* _Requirement_
Find the lines that include the string "this" and report how many there are. Give no other text.

-- Records shown start --

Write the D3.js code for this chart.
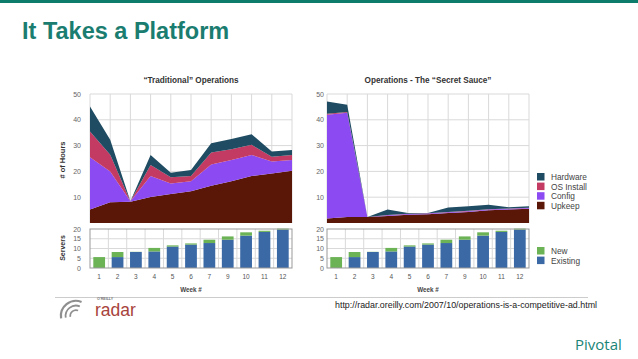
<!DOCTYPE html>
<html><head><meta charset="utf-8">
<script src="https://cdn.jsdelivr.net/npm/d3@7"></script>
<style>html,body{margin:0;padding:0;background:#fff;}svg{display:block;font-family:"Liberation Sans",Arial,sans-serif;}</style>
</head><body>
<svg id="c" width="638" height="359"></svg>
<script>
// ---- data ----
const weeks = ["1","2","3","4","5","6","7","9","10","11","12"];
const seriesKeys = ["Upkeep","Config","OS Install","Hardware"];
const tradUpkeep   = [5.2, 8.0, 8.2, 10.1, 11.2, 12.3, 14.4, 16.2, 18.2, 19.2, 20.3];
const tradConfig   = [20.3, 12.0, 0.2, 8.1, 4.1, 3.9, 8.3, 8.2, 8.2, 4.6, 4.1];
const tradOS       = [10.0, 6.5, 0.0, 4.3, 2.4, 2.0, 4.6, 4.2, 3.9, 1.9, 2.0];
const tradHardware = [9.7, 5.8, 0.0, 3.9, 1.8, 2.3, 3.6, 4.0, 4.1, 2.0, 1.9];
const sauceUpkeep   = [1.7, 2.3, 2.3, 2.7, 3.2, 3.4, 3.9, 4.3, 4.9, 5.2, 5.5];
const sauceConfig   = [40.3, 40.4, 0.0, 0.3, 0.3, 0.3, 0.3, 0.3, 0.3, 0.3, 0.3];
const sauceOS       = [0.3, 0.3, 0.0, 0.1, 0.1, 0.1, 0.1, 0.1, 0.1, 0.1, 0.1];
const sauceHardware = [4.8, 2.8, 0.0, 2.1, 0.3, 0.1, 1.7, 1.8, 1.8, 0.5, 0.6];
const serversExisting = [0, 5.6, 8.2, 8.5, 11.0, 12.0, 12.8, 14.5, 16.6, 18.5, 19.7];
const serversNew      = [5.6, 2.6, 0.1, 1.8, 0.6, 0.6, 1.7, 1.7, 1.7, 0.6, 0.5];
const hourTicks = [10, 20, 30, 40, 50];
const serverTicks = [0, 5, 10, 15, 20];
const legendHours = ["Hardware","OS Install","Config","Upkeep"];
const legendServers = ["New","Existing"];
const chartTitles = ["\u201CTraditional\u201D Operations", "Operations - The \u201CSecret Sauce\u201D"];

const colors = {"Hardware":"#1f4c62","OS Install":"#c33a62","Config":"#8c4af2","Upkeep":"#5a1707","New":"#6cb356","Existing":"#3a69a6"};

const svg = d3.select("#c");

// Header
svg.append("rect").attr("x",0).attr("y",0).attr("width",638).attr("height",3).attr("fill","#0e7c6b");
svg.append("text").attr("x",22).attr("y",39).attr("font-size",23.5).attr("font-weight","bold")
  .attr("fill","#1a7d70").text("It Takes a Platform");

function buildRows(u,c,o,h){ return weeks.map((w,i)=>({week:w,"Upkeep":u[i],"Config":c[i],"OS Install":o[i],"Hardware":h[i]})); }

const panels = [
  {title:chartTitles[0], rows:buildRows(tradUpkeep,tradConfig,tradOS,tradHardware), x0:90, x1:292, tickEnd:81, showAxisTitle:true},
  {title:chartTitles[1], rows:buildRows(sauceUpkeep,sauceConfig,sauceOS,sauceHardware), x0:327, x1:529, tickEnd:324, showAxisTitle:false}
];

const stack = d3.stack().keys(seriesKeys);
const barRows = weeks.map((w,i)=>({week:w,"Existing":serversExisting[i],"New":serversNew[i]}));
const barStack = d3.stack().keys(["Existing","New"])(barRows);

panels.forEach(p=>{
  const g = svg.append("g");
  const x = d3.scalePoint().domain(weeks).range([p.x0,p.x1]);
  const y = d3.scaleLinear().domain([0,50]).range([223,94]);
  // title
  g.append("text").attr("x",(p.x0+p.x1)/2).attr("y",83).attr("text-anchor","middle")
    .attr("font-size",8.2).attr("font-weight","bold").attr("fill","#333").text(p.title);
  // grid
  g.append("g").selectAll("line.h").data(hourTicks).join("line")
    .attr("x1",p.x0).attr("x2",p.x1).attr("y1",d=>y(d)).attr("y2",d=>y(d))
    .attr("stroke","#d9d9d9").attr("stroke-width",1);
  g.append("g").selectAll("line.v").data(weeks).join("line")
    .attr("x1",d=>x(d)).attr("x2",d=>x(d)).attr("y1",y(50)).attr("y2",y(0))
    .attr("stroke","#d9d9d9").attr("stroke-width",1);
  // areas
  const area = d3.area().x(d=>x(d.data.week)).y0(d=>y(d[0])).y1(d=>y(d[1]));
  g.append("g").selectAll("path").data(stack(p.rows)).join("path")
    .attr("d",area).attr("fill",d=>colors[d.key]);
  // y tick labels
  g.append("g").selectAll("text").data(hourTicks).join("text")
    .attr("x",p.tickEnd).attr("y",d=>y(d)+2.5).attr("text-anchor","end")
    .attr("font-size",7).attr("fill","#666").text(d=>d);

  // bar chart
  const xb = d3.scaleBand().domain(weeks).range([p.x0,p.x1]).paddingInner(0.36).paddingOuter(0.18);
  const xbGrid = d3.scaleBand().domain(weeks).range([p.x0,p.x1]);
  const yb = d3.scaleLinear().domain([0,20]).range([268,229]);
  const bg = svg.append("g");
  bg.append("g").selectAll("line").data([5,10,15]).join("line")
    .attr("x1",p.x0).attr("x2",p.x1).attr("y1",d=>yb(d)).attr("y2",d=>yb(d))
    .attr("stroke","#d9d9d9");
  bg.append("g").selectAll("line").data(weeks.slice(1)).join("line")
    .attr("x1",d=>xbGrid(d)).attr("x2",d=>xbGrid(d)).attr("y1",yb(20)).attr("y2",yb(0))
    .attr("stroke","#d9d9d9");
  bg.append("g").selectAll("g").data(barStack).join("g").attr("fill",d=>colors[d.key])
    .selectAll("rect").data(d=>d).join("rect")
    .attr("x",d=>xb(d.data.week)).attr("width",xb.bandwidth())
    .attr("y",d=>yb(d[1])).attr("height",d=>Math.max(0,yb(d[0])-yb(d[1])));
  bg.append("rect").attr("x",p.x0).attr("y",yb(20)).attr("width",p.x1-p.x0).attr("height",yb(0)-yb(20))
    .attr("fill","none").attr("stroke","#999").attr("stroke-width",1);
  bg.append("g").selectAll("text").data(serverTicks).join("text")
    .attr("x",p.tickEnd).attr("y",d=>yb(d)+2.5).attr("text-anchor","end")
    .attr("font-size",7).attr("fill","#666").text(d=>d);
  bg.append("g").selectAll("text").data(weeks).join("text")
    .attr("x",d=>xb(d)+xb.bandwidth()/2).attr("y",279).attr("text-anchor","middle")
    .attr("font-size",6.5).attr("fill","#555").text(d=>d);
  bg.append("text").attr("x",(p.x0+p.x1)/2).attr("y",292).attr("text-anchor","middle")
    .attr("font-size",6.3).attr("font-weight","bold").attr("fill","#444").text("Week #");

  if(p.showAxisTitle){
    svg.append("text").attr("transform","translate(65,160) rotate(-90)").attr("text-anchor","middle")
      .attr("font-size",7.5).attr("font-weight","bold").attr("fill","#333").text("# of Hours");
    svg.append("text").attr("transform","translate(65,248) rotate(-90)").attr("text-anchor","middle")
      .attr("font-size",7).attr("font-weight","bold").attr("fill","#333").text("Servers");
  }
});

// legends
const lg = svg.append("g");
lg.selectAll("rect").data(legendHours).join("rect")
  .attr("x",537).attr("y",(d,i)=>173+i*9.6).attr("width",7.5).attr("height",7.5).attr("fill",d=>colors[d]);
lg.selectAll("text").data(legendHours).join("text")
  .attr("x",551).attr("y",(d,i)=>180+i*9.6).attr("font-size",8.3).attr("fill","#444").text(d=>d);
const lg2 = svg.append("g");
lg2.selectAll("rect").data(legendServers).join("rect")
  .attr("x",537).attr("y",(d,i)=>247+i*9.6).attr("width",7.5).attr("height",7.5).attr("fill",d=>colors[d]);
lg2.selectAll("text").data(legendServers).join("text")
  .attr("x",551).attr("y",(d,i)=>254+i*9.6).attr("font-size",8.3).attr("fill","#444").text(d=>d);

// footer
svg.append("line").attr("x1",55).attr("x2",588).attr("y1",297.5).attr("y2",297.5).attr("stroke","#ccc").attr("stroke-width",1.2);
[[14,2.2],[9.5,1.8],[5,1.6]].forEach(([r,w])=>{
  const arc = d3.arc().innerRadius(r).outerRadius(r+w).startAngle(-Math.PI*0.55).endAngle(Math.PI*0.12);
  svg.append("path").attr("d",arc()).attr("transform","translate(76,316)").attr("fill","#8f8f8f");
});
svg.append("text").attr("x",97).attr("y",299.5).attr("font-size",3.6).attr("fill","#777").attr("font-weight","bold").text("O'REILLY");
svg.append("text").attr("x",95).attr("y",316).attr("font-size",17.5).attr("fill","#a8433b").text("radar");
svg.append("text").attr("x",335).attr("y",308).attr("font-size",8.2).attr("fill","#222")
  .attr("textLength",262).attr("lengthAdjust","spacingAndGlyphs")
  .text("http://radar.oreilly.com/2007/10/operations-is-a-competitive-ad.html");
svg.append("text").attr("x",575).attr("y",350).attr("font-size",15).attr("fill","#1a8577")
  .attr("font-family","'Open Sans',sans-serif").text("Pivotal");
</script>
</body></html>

-- Records shown end --
-- Records shown start --

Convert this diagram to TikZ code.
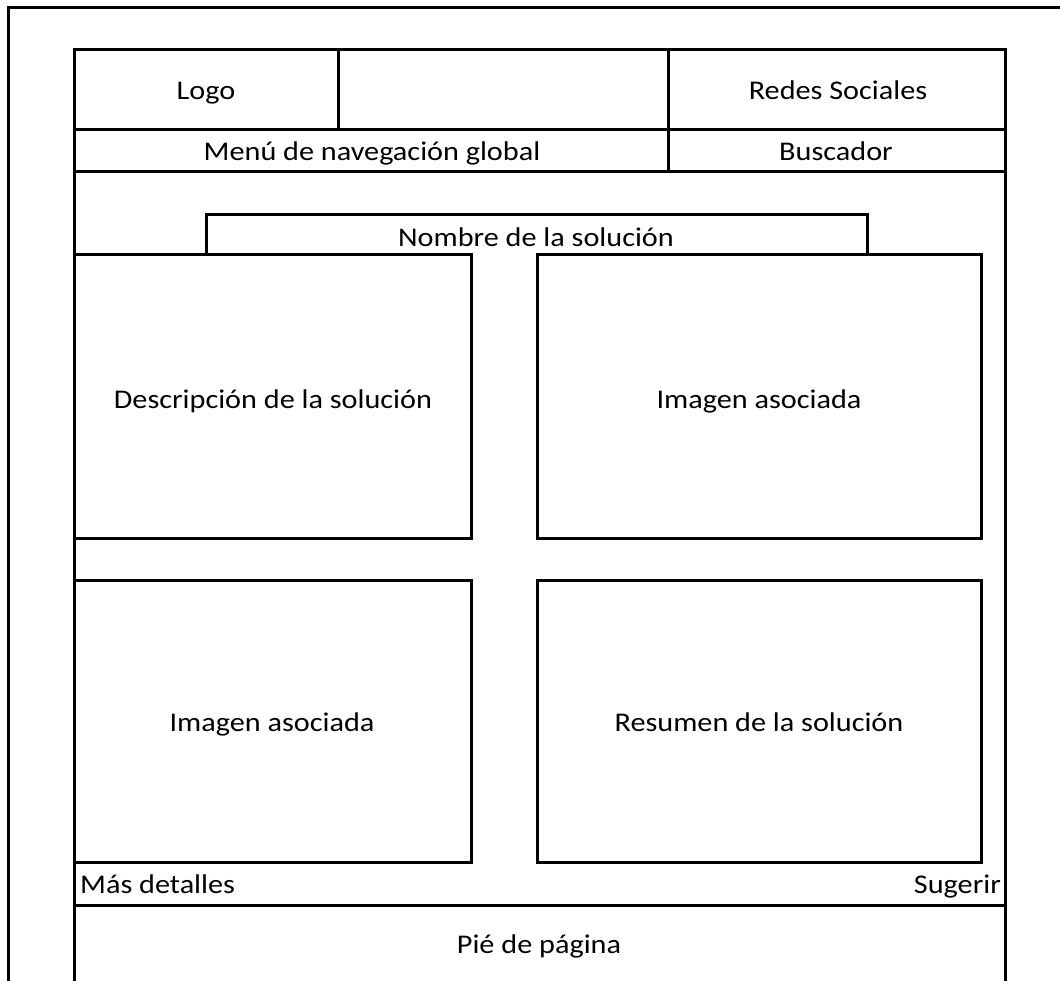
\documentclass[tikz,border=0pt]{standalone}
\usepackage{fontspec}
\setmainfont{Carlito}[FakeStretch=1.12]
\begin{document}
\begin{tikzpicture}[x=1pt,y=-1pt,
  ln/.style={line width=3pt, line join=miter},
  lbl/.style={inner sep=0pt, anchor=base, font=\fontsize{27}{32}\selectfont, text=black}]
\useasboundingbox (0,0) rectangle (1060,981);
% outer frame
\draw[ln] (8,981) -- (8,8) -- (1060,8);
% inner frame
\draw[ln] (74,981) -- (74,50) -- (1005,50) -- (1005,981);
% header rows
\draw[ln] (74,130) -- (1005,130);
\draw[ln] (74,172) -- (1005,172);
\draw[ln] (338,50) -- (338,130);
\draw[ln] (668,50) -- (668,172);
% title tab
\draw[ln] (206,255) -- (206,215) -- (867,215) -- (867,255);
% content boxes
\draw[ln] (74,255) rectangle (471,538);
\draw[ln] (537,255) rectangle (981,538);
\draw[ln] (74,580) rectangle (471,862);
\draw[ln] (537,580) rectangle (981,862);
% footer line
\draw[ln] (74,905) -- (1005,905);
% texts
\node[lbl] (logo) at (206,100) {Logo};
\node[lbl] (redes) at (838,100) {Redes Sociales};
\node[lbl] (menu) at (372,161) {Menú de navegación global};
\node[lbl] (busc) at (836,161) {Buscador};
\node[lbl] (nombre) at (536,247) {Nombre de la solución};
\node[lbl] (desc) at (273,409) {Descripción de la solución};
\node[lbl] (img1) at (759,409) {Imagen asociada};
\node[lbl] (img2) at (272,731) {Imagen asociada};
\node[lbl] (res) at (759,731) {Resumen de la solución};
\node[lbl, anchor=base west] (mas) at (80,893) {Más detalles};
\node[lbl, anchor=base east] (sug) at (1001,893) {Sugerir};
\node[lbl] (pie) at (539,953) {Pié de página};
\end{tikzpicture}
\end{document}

-- Records shown end --
-- Records shown start --

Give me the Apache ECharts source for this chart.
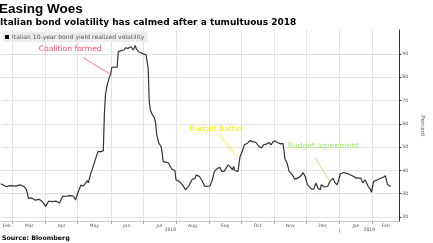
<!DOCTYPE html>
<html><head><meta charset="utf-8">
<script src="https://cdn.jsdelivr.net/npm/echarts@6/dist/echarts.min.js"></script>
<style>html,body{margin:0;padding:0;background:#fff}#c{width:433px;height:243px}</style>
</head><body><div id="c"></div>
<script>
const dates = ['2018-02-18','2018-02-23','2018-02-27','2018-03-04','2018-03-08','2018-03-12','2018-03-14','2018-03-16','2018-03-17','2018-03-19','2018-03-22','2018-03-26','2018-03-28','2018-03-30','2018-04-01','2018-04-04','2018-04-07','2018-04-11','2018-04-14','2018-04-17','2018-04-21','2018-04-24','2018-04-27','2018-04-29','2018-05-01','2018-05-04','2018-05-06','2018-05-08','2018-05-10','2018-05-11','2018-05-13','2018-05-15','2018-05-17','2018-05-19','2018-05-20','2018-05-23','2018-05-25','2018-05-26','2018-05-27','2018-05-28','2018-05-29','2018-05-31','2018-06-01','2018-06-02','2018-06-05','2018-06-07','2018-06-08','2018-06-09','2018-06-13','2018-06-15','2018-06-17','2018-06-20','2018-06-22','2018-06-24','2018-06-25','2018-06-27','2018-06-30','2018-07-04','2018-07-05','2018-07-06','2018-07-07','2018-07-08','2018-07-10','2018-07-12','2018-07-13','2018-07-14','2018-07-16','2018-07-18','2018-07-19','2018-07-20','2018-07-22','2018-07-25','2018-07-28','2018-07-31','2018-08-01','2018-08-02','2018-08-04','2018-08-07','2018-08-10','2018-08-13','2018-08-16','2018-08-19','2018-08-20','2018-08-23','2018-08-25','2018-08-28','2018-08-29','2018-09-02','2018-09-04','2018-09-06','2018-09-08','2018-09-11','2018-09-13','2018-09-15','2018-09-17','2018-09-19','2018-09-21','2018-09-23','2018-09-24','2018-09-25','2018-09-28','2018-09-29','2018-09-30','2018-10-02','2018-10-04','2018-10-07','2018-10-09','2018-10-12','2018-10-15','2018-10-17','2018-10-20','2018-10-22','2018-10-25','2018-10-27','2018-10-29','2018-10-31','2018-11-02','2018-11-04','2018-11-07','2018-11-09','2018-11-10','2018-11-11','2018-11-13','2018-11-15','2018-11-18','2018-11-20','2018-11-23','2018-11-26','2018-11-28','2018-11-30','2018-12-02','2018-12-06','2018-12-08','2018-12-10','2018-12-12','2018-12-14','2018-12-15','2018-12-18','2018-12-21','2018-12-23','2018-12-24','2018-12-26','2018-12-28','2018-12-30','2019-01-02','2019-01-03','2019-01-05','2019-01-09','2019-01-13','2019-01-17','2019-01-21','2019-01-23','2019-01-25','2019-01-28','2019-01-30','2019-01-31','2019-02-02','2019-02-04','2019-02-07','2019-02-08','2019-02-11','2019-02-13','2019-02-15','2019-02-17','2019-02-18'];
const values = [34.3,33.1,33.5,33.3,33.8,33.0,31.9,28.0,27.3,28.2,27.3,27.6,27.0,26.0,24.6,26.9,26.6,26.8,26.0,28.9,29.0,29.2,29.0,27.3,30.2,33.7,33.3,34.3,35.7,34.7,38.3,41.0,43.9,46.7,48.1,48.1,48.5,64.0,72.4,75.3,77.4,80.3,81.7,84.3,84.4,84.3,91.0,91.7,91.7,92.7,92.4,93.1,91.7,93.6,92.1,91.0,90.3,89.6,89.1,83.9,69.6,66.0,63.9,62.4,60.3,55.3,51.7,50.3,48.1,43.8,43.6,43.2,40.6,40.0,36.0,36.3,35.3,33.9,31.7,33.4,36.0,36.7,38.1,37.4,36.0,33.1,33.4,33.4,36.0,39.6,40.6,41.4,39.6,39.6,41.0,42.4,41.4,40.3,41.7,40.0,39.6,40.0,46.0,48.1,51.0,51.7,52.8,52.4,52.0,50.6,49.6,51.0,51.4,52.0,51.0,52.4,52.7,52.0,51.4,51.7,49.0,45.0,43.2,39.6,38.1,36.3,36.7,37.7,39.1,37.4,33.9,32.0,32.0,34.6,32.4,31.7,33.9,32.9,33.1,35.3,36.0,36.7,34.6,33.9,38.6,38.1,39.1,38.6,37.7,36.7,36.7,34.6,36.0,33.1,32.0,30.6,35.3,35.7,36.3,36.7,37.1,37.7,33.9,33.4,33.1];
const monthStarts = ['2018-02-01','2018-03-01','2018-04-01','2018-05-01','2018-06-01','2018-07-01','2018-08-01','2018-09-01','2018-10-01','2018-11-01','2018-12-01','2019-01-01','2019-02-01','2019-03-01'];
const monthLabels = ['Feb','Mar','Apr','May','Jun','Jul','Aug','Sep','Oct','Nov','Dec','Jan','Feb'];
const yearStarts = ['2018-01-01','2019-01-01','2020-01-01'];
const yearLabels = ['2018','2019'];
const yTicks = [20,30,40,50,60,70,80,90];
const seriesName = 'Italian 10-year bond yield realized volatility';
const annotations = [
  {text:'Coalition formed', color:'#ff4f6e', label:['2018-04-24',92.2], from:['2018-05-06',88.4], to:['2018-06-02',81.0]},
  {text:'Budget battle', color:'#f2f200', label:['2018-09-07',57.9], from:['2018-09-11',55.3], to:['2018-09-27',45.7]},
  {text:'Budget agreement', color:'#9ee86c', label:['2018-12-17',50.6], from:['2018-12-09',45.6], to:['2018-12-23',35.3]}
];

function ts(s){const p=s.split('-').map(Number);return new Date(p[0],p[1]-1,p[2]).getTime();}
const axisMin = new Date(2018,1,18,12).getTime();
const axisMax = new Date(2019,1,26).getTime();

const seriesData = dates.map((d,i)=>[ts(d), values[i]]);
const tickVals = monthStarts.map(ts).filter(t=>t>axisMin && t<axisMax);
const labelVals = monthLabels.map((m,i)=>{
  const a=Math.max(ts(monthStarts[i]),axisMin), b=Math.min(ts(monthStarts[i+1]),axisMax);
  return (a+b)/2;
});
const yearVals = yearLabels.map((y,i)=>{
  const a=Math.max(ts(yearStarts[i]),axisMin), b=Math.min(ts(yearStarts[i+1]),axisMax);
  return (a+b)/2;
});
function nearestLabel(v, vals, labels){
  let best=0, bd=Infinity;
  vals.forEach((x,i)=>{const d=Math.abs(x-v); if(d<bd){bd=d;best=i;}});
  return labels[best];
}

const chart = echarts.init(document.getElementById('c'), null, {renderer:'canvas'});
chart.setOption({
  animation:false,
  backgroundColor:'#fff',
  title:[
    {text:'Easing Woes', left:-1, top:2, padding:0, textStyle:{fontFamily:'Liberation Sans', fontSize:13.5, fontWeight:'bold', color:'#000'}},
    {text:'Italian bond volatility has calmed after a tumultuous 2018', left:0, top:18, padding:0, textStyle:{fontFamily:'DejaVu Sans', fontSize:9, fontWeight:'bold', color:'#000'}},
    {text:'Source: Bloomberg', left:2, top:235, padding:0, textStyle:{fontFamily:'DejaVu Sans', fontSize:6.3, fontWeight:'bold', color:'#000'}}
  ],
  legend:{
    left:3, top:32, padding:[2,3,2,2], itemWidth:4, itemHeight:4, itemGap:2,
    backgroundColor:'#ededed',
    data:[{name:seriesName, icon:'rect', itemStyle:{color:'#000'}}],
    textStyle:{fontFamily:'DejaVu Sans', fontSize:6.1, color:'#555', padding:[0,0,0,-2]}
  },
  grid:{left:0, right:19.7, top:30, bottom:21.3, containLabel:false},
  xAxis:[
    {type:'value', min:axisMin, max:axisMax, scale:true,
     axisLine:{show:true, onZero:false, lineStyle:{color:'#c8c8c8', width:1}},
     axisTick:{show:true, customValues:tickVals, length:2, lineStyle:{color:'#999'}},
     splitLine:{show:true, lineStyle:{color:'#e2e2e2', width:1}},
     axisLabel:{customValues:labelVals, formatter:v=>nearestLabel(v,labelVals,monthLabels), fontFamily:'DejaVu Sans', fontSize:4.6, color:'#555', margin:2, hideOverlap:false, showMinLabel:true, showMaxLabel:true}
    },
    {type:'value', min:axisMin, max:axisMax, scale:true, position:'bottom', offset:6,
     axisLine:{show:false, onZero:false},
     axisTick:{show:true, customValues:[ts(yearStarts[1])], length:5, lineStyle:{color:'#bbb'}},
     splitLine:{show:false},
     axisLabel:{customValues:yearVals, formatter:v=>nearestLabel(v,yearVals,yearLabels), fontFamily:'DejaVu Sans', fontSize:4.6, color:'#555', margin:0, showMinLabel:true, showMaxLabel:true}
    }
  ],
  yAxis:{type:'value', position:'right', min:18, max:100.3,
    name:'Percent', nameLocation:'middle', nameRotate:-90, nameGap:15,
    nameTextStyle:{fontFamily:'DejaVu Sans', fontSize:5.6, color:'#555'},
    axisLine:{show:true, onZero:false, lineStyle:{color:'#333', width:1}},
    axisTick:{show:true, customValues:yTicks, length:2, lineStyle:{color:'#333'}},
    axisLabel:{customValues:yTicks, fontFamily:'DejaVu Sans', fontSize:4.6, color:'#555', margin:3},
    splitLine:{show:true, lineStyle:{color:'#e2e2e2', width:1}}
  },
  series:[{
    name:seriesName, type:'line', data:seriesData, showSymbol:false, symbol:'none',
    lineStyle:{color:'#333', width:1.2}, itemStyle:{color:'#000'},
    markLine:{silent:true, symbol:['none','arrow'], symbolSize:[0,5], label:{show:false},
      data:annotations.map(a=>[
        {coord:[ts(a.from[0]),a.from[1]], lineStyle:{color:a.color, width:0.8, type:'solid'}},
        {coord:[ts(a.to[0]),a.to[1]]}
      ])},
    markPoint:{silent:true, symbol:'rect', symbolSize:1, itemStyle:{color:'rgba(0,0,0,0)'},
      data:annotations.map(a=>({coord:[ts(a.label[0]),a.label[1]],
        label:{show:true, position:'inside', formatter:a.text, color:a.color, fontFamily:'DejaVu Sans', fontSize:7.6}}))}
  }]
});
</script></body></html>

-- Records shown end --

* _Solution_
3